May 16, 2026

How to Write a Marketing Brief That Gets Great Creative

Written by:
AX Creative
Share

Introduction

The gap between a brief that produces great creative and one that produces mediocre creative is almost never about budget or talent. It's about specificity, clarity, and the brief-writer's willingness to actually make decisions before handing work to an agency.

What a Good Marketing Brief Actually Is

A marketing brief is a document that gives an agency (or internal creative team) everything they need to produce excellent work without having to ask for clarification. It's not a description of what you want the creative to look like — that's the agency's job. It's a description of the problem you're trying to solve, who you're solving it for, and what success looks like.

The clearest test of a well-written brief: could a talented creative team produce genuinely relevant work from it without asking a single question? If yes, the brief is good. If they'd need to clarify the objective, the audience, the message, the tone, or the deliverables, the brief has gaps.

The Five Elements That Matter Most

1. The single objective — in one sentence. What does this piece of creative need to achieve? Not what it needs to contain, not what it needs to look like — what it needs to do. One sentence. If you can't write it in one sentence, you haven't decided yet.

2. The specific audience. Not a demographic range — a specific person. Their life stage, their primary concern right now, their relationship with your brand or category, their biggest objection to buying. The more specific you are, the more targeted the creative.

3. The single message. If this piece of creative communicates one thing effectively, what is it? Not three things, not five. One. The best creative ideas express one thought with clarity and force.

4. The tone — with examples. Describe the emotional register in 3 adjectives. Then give two or three reference examples — existing campaigns, brands, or pieces of content that capture the tone. References are more useful than adjectives alone.
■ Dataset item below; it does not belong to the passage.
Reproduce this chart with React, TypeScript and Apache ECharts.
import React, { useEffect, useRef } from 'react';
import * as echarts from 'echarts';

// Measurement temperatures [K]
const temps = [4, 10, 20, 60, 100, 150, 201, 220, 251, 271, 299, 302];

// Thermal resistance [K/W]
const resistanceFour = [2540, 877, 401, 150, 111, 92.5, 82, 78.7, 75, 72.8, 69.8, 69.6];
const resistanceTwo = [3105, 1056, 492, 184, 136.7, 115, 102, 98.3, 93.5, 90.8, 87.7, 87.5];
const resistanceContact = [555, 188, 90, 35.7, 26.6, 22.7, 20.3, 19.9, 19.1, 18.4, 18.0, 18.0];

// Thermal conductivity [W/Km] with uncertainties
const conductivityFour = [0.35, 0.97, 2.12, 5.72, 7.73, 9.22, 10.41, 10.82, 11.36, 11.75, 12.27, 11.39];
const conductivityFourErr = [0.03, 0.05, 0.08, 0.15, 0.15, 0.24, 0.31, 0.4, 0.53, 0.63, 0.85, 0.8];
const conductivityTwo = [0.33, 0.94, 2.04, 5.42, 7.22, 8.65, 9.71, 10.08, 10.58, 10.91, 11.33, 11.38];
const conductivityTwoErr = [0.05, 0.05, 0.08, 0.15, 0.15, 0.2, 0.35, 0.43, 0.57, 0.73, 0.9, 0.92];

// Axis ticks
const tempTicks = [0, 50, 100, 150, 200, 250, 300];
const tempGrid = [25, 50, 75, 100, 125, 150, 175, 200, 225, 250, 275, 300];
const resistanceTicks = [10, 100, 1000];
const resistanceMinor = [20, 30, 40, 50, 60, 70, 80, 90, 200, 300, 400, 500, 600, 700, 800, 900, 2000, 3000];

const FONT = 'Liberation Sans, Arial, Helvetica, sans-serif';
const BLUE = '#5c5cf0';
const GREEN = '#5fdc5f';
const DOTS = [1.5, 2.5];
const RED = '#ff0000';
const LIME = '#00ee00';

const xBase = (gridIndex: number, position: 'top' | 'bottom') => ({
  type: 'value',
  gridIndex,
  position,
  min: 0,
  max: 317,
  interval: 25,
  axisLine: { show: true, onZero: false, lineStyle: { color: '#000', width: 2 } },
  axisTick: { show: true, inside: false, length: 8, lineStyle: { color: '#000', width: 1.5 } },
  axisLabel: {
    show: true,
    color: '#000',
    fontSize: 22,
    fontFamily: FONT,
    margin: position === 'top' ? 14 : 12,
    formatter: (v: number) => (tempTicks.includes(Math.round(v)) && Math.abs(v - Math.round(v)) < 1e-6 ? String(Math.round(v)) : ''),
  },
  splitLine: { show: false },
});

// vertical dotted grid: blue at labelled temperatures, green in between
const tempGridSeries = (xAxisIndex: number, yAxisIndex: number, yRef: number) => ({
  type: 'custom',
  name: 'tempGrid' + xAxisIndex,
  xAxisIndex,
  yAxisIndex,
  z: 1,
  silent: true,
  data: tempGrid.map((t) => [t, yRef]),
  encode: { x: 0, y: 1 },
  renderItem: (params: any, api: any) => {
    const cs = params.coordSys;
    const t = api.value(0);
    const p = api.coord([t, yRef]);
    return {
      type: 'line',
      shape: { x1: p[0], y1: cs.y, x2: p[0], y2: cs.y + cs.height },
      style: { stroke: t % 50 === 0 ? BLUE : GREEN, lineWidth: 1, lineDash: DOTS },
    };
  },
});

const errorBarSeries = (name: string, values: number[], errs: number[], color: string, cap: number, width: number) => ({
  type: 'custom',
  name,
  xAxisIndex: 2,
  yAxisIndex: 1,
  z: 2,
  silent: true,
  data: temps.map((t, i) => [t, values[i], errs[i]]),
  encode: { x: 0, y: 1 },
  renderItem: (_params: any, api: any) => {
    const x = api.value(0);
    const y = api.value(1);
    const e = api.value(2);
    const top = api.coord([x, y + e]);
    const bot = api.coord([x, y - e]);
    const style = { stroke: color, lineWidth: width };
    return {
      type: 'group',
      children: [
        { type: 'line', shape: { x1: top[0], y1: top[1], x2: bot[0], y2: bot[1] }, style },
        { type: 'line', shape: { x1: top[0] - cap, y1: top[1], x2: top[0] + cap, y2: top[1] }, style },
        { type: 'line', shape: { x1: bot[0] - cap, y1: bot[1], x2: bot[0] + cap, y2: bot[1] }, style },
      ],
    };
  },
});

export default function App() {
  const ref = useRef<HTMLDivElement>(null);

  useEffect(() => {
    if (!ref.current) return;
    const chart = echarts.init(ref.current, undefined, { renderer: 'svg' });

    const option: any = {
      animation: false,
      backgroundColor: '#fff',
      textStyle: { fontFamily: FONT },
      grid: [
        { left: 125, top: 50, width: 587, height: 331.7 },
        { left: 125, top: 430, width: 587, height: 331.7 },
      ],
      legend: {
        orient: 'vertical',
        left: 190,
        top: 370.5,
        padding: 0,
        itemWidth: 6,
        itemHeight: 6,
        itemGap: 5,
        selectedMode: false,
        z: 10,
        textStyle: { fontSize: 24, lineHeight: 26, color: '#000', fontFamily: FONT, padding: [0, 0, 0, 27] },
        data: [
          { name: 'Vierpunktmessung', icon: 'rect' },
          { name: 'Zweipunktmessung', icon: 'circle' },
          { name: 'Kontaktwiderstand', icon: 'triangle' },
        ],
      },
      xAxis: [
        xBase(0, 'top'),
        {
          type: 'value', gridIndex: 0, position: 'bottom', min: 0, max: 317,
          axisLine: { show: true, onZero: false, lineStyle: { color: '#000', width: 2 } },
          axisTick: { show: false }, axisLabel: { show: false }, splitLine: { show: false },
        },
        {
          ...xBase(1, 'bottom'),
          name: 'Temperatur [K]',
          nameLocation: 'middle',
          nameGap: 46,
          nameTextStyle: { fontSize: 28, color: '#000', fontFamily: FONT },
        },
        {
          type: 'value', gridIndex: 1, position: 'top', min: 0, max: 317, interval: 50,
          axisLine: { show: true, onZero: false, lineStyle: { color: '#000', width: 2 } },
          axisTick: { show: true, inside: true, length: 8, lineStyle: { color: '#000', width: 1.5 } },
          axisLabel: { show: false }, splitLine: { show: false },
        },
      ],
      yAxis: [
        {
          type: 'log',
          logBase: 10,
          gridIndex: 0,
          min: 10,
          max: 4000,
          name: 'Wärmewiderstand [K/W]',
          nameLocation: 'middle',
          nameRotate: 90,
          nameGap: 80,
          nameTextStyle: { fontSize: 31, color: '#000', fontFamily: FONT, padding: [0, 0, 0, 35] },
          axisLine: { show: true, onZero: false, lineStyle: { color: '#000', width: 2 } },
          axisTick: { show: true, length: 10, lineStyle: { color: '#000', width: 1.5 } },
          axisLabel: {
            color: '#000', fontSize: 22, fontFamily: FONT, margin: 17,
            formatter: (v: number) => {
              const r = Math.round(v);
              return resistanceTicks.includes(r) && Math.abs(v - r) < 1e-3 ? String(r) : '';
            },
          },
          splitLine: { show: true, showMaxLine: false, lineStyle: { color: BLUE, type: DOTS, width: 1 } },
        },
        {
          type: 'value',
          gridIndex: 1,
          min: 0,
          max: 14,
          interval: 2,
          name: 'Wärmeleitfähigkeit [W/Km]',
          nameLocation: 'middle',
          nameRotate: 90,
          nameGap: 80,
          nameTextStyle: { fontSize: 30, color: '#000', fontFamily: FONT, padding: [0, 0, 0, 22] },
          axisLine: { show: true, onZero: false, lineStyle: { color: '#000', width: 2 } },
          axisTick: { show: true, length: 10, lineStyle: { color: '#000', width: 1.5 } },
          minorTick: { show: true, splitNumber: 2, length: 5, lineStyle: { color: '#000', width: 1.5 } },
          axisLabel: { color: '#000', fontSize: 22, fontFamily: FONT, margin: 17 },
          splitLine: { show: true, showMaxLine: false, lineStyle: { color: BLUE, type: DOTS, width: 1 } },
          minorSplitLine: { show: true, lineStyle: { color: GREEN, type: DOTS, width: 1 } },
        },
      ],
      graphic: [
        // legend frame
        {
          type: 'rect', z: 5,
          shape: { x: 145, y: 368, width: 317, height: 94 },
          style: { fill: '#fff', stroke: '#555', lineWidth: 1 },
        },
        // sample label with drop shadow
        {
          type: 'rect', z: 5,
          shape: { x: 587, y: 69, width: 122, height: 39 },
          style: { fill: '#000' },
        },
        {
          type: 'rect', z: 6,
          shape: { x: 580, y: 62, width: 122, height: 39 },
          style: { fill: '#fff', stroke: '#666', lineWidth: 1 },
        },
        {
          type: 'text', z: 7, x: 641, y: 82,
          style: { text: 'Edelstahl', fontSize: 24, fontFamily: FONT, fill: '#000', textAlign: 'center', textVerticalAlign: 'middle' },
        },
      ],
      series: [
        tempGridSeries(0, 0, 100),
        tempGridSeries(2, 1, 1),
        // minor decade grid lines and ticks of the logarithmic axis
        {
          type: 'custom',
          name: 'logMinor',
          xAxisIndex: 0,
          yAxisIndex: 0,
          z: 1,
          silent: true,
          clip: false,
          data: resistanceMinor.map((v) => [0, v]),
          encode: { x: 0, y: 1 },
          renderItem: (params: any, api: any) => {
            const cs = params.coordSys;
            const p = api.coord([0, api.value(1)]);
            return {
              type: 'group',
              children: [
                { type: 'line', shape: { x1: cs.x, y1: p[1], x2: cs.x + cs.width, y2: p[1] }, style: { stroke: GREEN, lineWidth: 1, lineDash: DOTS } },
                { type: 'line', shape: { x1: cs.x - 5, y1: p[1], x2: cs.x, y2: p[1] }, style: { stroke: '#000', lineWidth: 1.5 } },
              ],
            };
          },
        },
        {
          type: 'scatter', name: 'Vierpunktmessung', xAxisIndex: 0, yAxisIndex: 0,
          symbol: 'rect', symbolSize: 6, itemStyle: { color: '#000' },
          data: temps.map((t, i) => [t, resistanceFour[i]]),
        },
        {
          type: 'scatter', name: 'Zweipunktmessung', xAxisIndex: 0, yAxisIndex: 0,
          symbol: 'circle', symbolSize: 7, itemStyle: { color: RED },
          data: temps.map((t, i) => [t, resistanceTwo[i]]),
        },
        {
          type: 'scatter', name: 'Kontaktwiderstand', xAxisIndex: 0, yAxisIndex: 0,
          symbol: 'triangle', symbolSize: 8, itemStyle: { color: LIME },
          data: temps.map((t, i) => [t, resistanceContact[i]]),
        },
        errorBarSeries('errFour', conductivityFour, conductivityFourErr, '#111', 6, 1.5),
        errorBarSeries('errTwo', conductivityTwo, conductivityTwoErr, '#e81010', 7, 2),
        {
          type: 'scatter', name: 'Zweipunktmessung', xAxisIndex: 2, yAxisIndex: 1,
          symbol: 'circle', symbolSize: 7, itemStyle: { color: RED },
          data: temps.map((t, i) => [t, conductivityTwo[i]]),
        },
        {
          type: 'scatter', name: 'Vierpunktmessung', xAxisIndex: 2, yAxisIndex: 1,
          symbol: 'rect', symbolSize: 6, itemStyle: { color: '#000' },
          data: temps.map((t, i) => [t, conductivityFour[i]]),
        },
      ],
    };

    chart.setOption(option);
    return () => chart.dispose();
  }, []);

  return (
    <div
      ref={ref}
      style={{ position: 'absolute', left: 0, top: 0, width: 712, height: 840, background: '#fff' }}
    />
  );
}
5. The constraints. What must be included (legal copy, brand elements, CTAs)? What's off-limits? What channel and format requirements apply? Constraints aren't restrictions on creativity — they're the parameters that make creative decisions possible.

The Marketing Brief Template

Use this for any marketing project:

Project: [Name]
Date: [Date]
Due: [Deadline]
Approver: [Name]

Objective (one sentence):
Audience (one specific person):
Single message:
Tone (3 adjectives + 2 references):
Deliverables (format, size, quantity):
Budget:
Mandatory elements:
What we've tried before / what hasn't worked:

Frequently Asked Questions

How detailed should a marketing brief be?
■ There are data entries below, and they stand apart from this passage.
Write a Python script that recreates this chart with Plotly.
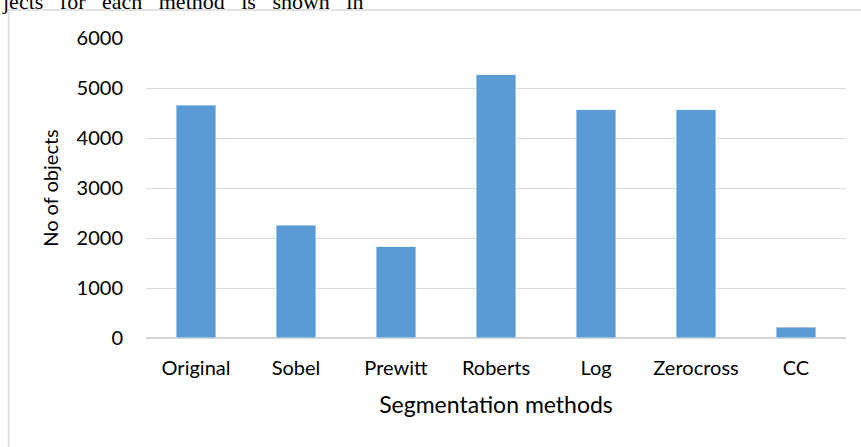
import plotly.graph_objects as go

methods = ["Original", "Sobel", "Prewitt", "Roberts", "Log", "Zerocross", "CC"]
objects = [4660, 2260, 1830, 5270, 4570, 4570, 220]
y_ticks = [0, 1000, 2000, 3000, 4000, 5000, 6000]

W, H = 861, 447
L, R, T, B = 146, 15, 38, 109
pw, ph = W - L - R, H - T - B

def px(x):
    return (x - L) / pw

def py(y):
    return (H - B - y) / ph

font = "Lato, 'Open Sans', sans-serif"
sp = "&nbsp;&nbsp;&nbsp;"
top_words = ["jects", "for", "each", "method", "is", "shown", "in"]

fig = go.Figure(go.Bar(
    x=methods, y=objects,
    marker=dict(color="#5B9BD5", line=dict(color="#ffffff", width=0.8)),
    width=0.4,
))

fig.update_layout(
    width=W, height=H,
    margin=dict(l=L, r=R, t=T, b=B, autoexpand=False),
    paper_bgcolor="white", plot_bgcolor="white",
    showlegend=False,
    font=dict(family=font, size=20, color="#000000"),
    xaxis=dict(
        showgrid=False, showline=False, ticks="",
        tickfont=dict(size=20), ticklabelstandoff=16,
        title=dict(text="Segmentation methods", font=dict(size=23), standoff=18),
        automargin=False,
    ),
    yaxis=dict(
        range=[0, 6000], tickvals=y_ticks,
        showgrid=True, gridcolor="#d9d9d9", gridwidth=1,
        zeroline=True, zerolinecolor="#d4d4d4", zerolinewidth=2,
        showline=False, ticks="",
        tickfont=dict(size=20), ticklabelstandoff=22,
        title=dict(text="No of objects", font=dict(size=20), standoff=12),
        automargin=False,
    ),
    shapes=[
        dict(type="line", xref="paper", yref="paper",
             x0=px(8.5), x1=px(W + 5), y0=py(10), y1=py(10),
             line=dict(color="#d9d9d9", width=1.5)),
        dict(type="line", xref="paper", yref="paper",
             x0=px(8.5), x1=px(8.5), y0=py(10), y1=py(H + 5),
             line=dict(color="#d9d9d9", width=1.5)),
    ],
    annotations=[
        dict(text=sp.join(top_words),
             xref="paper", yref="paper", x=px(0), y=py(16),
             xanchor="left", yanchor="bottom", showarrow=False,
             font=dict(family="'Liberation Serif', 'Times New Roman', serif", size=22, color="#000000")),
    ],
)

fig.write_html("out.html")
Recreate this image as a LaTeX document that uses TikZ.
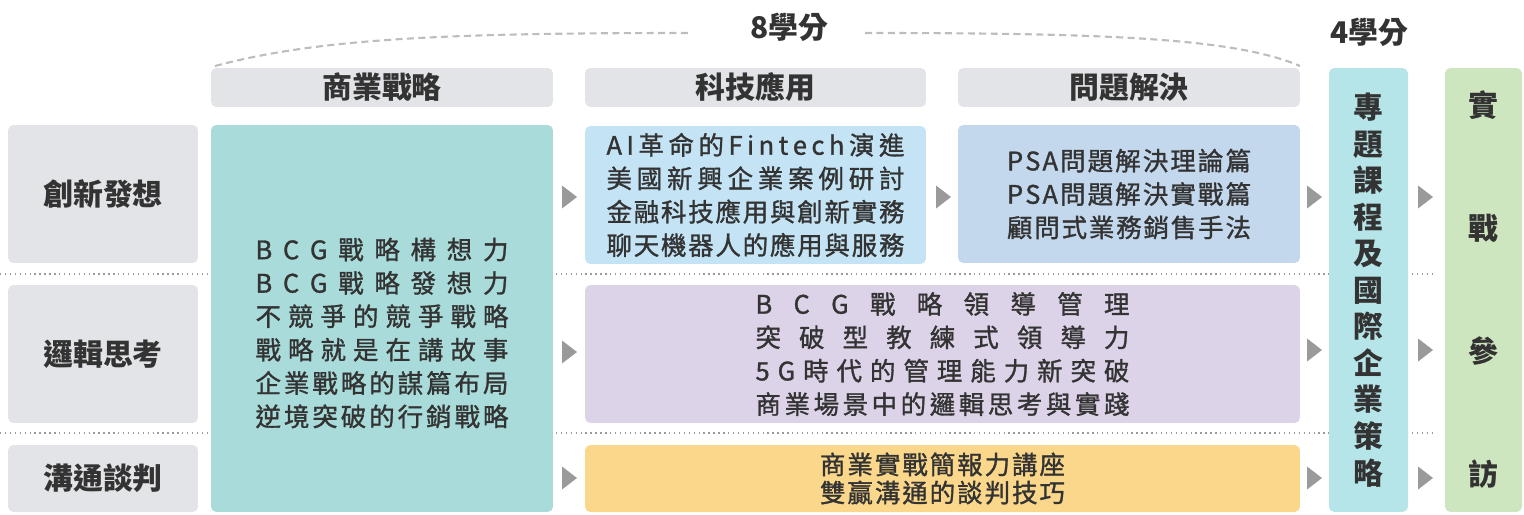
\documentclass[tikz,border=0pt]{standalone}
\usepackage{fontspec}
\setmainfont{Noto Sans CJK TC}
\newfontfamily\bodyfont[FakeBold=1.2]{Noto Sans CJK TC}
\usetikzlibrary{calc}

\definecolor{boxgray}{HTML}{E2E4E7}
\definecolor{stratteal}{HTML}{A8DBD9}
\definecolor{techblue}{HTML}{C4E4F5}
\definecolor{solveblue}{HTML}{C3D8EC}
\definecolor{logicpurple}{HTML}{DDD3E8}
\definecolor{negoorange}{HTML}{FAD78B}
\definecolor{projteal}{HTML}{B6E5E9}
\definecolor{visitgreen}{HTML}{CEE6BF}
\definecolor{txtdark}{HTML}{333333}
\definecolor{markgray}{HTML}{9A9A9A}
\definecolor{dashgray}{HTML}{BDBDBD}

\begin{document}
\begin{tikzpicture}[x=0.02cm,y=-0.02cm,
    cell/.style={fill=#1, rounded corners=3pt, inner sep=0pt, text=txtdark},
    head/.style={font=\fontsize{17}{20}\selectfont\bfseries},
    body/.style={font=\bodyfont\fontsize{14.5}{19}\selectfont, align=center, text=txtdark}]
  \def\spreadline#1#2{\makebox[#1][s]{\spreadfirst#2\relax}} % 字距平均分配
  \def\spreadfirst#1{#1\spreadrest}
  \def\spreadrest#1{\ifx#1\relax\else\hfil#1\expandafter\spreadrest\fi}

  \useasboundingbox (0,0) rectangle (1524,514);

  % 橫向點線（在方塊後面）
  \foreach \y in {274,433} {
    \draw[markgray, dotted, line width=0.8pt] (0,\y) -- (1435,\y);
  }

  % 學分
  \node[head, text=txtdark] (credit8) at (789,27) {8學分};
  \node[head, text=txtdark] (credit4) at (1369,32) {4學分};
  \draw[dashgray, line width=1.2pt, dash pattern=on 4pt off 2.5pt]
    (215,66) .. controls (320,38) and (450,33) .. (690,33);
  \draw[dashgray, line width=1.2pt, dash pattern=on 4pt off 2.5pt]
    (865,33) .. controls (1105,33) and (1235,38) .. (1300,66);

  % 欄標題
  \node[cell=boxgray, head, minimum width=6.84cm, minimum height=0.78cm] (hdr-strat) at (382,87.5) {商業戰略};
  \node[cell=boxgray, head, minimum width=6.82cm, minimum height=0.78cm] (hdr-tech) at (755.5,87.5) {科技應用};
  \node[cell=boxgray, head, minimum width=6.84cm, minimum height=0.78cm] (hdr-solve) at (1129,87.5) {問題解決};

  % 列標題
  \node[cell=boxgray, head, minimum width=3.8cm, minimum height=2.76cm] (lab-idea) at (103,194) {創新發想};
  \node[cell=boxgray, head, minimum width=3.8cm, minimum height=2.76cm] (lab-logic) at (103,354) {邏輯思考};
  \node[cell=boxgray, head, minimum width=3.8cm, minimum height=1.34cm] (lab-nego) at (103,478.5) {溝通談判};

  % 課程方塊
  \node[cell=stratteal, minimum width=6.84cm, minimum height=7.74cm] (strat) at (382,318.5) {};
  \node[body] (strat-txt) at (382,333) {%
    \spreadline{5.06cm}{BCG戰略構想力}\\
    \spreadline{5.06cm}{BCG戰略發想力}\\
    \spreadline{5.06cm}{不競爭的競爭戰略}\\
    \spreadline{5.06cm}{戰略就是在講故事}\\
    \spreadline{5.06cm}{企業戰略的謀篇布局}\\
    \spreadline{5.06cm}{逆境突破的行銷戰略}};

  \node[cell=techblue, body, minimum width=6.82cm, minimum height=2.76cm] (tech) at (755.5,195) {%
    \spreadline{5.96cm}{AI革命的Fintech演進}\\
    \spreadline{5.96cm}{美國新興企業案例研討}\\
    \spreadline{5.96cm}{金融科技應用與創新實務}\\
    \spreadline{5.96cm}{聊天機器人的應用與服務}};

  \node[cell=solveblue, body, minimum width=6.84cm, minimum height=2.76cm] (solve) at (1129,194) {%
    \spreadline{4.88cm}{PSA問題解決理論篇}\\
    \spreadline{4.88cm}{PSA問題解決實戰篇}\\
    \spreadline{4.88cm}{顧問式業務銷售手法}};

  \node[cell=logicpurple, body, minimum width=14.3cm, minimum height=2.76cm] (logic) at (942.5,354) {%
    \spreadline{7.48cm}{BCG戰略領導管理}\\
    \spreadline{7.48cm}{突破型教練式領導力}\\
    \spreadline{7.48cm}{5G時代的管理能力新突破}\\
    \spreadline{7.48cm}{商業場景中的邏輯思考與實踐}};

  \node[cell=negoorange, body, font=\bodyfont\fontsize{14.5}{16}\selectfont, minimum width=14.3cm, minimum height=1.34cm] (nego) at (942.5,478.5) {%
    \spreadline{4.9cm}{商業實戰簡報力講座}\\
    \spreadline{4.9cm}{雙贏溝通的談判技巧}};

  % 右側直排
  \node[cell=projteal, align=center, font=\fontsize{17}{20.8}\selectfont\bfseries, minimum width=1.58cm, minimum height=8.88cm] (proj) at (1368.5,290) {專\\題\\課\\程\\及\\國\\際\\企\\業\\策\\略};
  \node[cell=visitgreen, align=center, font=\fontsize{17}{70}\selectfont\bfseries, minimum width=1.54cm, minimum height=8.88cm] (visit) at (1483.5,290) {實\\戰\\參\\訪};

  % 三角形箭頭
  \foreach \x/\y in {562/197,562/352,562/478,936/197,1307/197,1307/350,1307/478,1418/197,1418/350,1418/478} {
    \fill[markgray] (\x,\y-11.5) -- (\x+15,\y) -- (\x,\y+11.5) -- cycle;
  }
\end{tikzpicture}
\end{document}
One to two pages. Brief enough that the creative team will actually read it in full; detailed enough that it answers every question they'd otherwise need to ask. Use bullet points for lists of deliverables or constraints; write in full sentences for the objective, audience and message.

Should the brief include visual references?

Yes — always. Visual references are more efficient than verbal descriptions of aesthetic direction, and they reduce the risk of creative going in the wrong direction. Include 3–5 references with a note on what specifically you like about each one.

What's the difference between a marketing brief and a creative brief?

In practice, they're used interchangeably. Technically, a marketing brief covers the strategic context (business objective, audience, market position) and a creative brief translates that into direction for creative execution (tone, message, references). For most projects, a single well-constructed brief covers both.

Who should write the brief?

The person who is accountable for the outcome of the project. Not a junior who was asked to document the conversation; not a committee that will produce a contradictory document. One person, with the authority to make the decisions the brief requires.